-- Begin --

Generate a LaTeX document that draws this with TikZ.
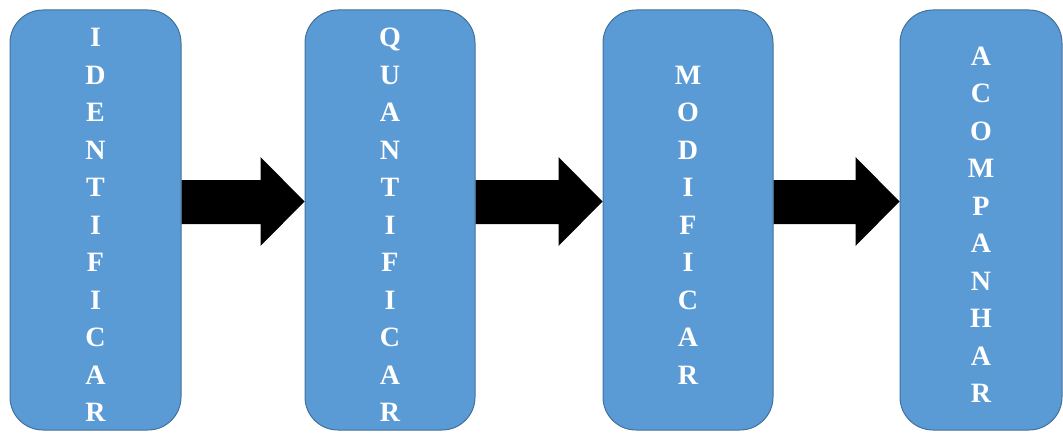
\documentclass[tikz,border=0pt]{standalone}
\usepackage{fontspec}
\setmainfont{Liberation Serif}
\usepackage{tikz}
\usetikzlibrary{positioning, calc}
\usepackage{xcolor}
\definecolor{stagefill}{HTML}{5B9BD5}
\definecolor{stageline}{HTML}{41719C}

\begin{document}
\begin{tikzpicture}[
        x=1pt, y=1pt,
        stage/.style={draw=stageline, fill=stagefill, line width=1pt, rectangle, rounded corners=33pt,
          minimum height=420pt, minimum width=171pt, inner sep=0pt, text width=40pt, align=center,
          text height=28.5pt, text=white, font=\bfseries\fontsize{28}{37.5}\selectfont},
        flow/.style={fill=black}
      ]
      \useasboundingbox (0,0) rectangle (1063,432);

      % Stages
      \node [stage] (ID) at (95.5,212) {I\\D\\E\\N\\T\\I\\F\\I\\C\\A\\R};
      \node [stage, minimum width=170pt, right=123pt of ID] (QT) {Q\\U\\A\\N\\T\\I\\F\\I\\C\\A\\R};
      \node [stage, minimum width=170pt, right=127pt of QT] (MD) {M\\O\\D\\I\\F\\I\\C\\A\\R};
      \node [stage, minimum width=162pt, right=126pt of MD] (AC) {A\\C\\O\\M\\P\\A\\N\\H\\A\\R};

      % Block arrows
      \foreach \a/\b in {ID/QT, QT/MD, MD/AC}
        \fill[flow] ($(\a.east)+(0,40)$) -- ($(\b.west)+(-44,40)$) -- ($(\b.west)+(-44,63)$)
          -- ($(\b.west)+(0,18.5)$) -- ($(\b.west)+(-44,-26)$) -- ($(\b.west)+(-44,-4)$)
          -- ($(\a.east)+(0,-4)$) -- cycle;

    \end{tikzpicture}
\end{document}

-- End --

Description of the task: Repeat the lines above, starting at the first and stopping after the line that holds "minimum width=162pt, right=126pt", with the pictures left out.

The reply:
Generate a LaTeX document that draws this with TikZ.
\documentclass[tikz,border=0pt]{standalone}
\usepackage{fontspec}
\setmainfont{Liberation Serif}
\usepackage{tikz}
\usetikzlibrary{positioning, calc}
\usepackage{xcolor}
\definecolor{stagefill}{HTML}{5B9BD5}
\definecolor{stageline}{HTML}{41719C}

\begin{document}
\begin{tikzpicture}[
        x=1pt, y=1pt,
        stage/.style={draw=stageline, fill=stagefill, line width=1pt, rectangle, rounded corners=33pt,
          minimum height=420pt, minimum width=171pt, inner sep=0pt, text width=40pt, align=center,
          text height=28.5pt, text=white, font=\bfseries\fontsize{28}{37.5}\selectfont},
        flow/.style={fill=black}
      ]
      \useasboundingbox (0,0) rectangle (1063,432);

      % Stages
      \node [stage] (ID) at (95.5,212) {I\\D\\E\\N\\T\\I\\F\\I\\C\\A\\R};
      \node [stage, minimum width=170pt, right=123pt of ID] (QT) {Q\\U\\A\\N\\T\\I\\F\\I\\C\\A\\R};
      \node [stage, minimum width=170pt, right=127pt of QT] (MD) {M\\O\\D\\I\\F\\I\\C\\A\\R};
      \node [stage, minimum width=162pt, right=126pt of MD] (AC) {A\\C\\O\\M\\P\\A\\N\\H\\A\\R};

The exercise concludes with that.